Shelton families' recycled cardboard creations brighten library

SHELTON — Some local families took quite an imaginative approach to recycling cardboard – and Plumb Memorial Library’s Children’s Department is better looking for it. 

From a dragon to a drum set, a Ferris wheel to the Grinch stealing a Christmas tree, families used cardboard — left over as part of the library’s ongoing renovation — to participate in the library’s first cardboard challenge, inspired in part by Shelton author Chad Sell’s "Cardboard Kingdom." 

“These are amazing. I’m totally blown away,” said Maura Gualtiere, Plumb Memorial Library children’s librarian, as she pointed out the eight submitted cardboard creations displayed throughout the Children’s Department. 

“I’m very touched that they would spend so much effort doing this in such a busy time in their lives. These are incredible,” she said. “The effort and imagination that went into each one is amazing.” 

Plumb Memorial Library’s adult reference department – located in the main section of the building – has been under renovation since March. Part of the renovation required all the books be boxed and moved to the meeting room just off the Children’s Department. 

When the books were recently unpacked and placed back on the shelves, Stokes said that left some 600 cardboard boxes that needed to be recycled. 

The idea of a cardboard challenge stemmed from a children's graphic novel series called "The Cardboard Kingdom" by Shelton author Chad Sell, and the fact that Plumb had many empty cardboard boxes. 

“(Gualtiere) thought she could turn this into a recycling project,” director Joan Stokes said. “At the same time, there is an author in Shelton who wrote graphic novels incorporating this theme of recycled boxes.

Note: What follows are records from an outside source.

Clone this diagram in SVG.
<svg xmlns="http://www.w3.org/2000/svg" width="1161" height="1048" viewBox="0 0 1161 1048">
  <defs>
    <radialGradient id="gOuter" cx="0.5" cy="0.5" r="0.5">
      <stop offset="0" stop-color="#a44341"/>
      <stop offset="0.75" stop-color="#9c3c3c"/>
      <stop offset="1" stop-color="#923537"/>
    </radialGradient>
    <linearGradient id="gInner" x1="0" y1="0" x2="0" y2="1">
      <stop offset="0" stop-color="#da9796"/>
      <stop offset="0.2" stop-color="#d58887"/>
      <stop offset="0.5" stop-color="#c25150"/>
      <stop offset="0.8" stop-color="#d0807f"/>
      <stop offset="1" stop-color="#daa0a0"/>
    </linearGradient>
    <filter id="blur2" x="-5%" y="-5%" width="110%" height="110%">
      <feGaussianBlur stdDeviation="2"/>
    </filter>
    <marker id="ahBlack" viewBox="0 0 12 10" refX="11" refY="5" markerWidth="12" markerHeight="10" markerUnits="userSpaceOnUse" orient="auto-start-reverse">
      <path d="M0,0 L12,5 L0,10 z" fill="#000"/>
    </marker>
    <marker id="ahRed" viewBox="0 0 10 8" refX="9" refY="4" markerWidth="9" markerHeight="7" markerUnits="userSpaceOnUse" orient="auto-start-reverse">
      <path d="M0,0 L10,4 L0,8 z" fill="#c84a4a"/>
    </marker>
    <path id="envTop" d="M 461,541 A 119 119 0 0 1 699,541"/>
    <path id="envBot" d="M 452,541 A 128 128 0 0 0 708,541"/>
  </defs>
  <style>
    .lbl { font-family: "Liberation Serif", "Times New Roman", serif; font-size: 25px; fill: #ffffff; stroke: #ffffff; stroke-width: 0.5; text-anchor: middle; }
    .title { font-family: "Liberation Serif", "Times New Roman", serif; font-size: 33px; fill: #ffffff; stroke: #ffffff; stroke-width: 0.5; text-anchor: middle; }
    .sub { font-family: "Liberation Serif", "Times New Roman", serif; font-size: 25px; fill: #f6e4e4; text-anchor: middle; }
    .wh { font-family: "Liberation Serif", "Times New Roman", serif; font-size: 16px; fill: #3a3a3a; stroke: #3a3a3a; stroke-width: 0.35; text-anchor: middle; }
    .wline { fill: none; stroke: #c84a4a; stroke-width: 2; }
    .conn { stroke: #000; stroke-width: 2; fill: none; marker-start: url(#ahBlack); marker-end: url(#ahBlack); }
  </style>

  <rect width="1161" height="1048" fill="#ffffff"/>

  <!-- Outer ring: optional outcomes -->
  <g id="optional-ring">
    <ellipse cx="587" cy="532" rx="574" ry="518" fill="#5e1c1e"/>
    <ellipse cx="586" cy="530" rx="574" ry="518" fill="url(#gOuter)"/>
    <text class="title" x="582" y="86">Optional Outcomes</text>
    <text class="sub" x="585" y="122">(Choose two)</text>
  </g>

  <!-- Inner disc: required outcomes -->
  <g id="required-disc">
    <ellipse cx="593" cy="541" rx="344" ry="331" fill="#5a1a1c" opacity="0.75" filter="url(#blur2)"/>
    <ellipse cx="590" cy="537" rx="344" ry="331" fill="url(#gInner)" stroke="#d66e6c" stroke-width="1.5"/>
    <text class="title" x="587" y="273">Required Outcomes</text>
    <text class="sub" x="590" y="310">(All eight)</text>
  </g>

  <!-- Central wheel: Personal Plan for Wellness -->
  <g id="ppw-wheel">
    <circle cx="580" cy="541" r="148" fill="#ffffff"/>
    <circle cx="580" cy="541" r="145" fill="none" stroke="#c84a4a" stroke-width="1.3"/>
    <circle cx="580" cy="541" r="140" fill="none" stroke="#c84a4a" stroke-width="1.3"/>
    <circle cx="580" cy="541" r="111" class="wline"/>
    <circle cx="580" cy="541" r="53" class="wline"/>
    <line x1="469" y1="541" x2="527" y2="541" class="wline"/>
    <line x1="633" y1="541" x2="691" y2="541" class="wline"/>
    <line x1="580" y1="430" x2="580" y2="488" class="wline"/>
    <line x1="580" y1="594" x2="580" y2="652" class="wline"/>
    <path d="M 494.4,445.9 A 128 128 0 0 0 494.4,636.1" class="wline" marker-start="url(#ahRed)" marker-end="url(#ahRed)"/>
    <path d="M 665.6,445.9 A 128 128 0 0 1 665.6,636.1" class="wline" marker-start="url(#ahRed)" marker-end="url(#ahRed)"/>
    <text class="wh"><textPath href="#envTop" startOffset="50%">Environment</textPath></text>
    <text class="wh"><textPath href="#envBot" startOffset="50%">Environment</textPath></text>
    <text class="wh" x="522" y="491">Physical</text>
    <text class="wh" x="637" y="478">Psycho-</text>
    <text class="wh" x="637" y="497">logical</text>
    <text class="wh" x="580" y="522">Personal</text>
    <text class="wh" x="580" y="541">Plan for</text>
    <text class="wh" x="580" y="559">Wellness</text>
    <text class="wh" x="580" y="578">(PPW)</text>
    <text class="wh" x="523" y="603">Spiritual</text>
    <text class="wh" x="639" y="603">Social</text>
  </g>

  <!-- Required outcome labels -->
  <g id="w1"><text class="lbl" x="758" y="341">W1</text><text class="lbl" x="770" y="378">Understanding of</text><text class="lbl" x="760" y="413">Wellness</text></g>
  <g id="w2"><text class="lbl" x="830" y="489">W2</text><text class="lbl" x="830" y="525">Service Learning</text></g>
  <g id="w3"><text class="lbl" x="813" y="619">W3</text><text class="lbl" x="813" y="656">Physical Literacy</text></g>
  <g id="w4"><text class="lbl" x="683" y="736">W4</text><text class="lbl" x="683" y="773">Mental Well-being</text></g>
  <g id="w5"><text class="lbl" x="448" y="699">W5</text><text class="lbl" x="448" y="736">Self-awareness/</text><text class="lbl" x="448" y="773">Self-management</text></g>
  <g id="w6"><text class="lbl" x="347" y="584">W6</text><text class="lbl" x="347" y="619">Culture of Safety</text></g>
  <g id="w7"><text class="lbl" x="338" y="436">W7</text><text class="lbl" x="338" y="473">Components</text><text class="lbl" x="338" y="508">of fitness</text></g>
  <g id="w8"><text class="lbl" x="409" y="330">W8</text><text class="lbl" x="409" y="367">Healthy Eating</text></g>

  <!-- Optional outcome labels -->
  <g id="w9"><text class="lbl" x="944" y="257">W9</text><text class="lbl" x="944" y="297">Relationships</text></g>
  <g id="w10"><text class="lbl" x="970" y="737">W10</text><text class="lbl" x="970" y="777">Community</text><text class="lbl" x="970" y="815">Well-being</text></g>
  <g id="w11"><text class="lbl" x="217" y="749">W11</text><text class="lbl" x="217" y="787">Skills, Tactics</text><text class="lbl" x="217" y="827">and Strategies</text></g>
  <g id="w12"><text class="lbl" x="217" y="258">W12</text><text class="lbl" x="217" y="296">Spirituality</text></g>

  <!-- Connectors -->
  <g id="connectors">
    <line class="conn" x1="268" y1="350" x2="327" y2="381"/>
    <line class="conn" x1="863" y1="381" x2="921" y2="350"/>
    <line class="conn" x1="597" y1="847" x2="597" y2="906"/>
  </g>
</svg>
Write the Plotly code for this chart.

It was the marriage of the two, and the kids just ran with it. 

“I love the work they did,” Stokes added. 

The program was open to any family with children, and the idea was for them to create something imaginative from two collapsed library-issued cardboard boxes plus recycled materials from their homes. The one major rule was the family's children had to have participated in the making of the creation. All were submitted by early December. 

"I wanted to do this, to create a nice opportunity for families to spend time together, to get off your computer, to get off the internet and do something with your hands, as a family,” Gualtiere said. 

Eight groups — mainly families — participated, with children as young as 3 to teenagers. One group was spearheaded by local resident Julie DeScheen, who attends programs at the Kennedy Center. She got members of her group, T2E, to create a gingerbread house. 

Library staff, and Sell himself, have voted for the most imaginative creation, and the results will be released next month. Gualtiere said the vote was a difficult one, with so many quality creations. 

Sell, a frequent visitor to the library, said he was thrilled to see cardboard design challenge. 

"Seeing my own work spark the creativity of kids and their families is one of the biggest highlights of being an author,” said Sell, also author of "The Cardboard Kingdom #2, Roar of the Beast" and another children’s book series, "Doodleville!," a dark fairytale adventure set in Chicago. 

“I think all of the cardboard contest entries were fantastic, and it was such a joy to see all of them displayed at the library,” Sell said. “I was overwhelmed and delighted by the incredible creativity from all the families that participated.” 

Sell’s "Cardboard Kingdom" was a 2021 Nutmeg Award nominee. 

"My original idea for the Cardboard Kingdom was inspired by my own childhood growing up in a small town where a lot of my best friends lived on the same block as me, and we would all play games in each other's backyards,” Sell said. 

“I love seeing kids use their imaginations together, inventing worlds of make believe in cooperative ways,” Sell added. “I see 'The Cardboard Kingdom' as a safe place for everyone to have adventures together and escape the challenges and complexities of everyday life.”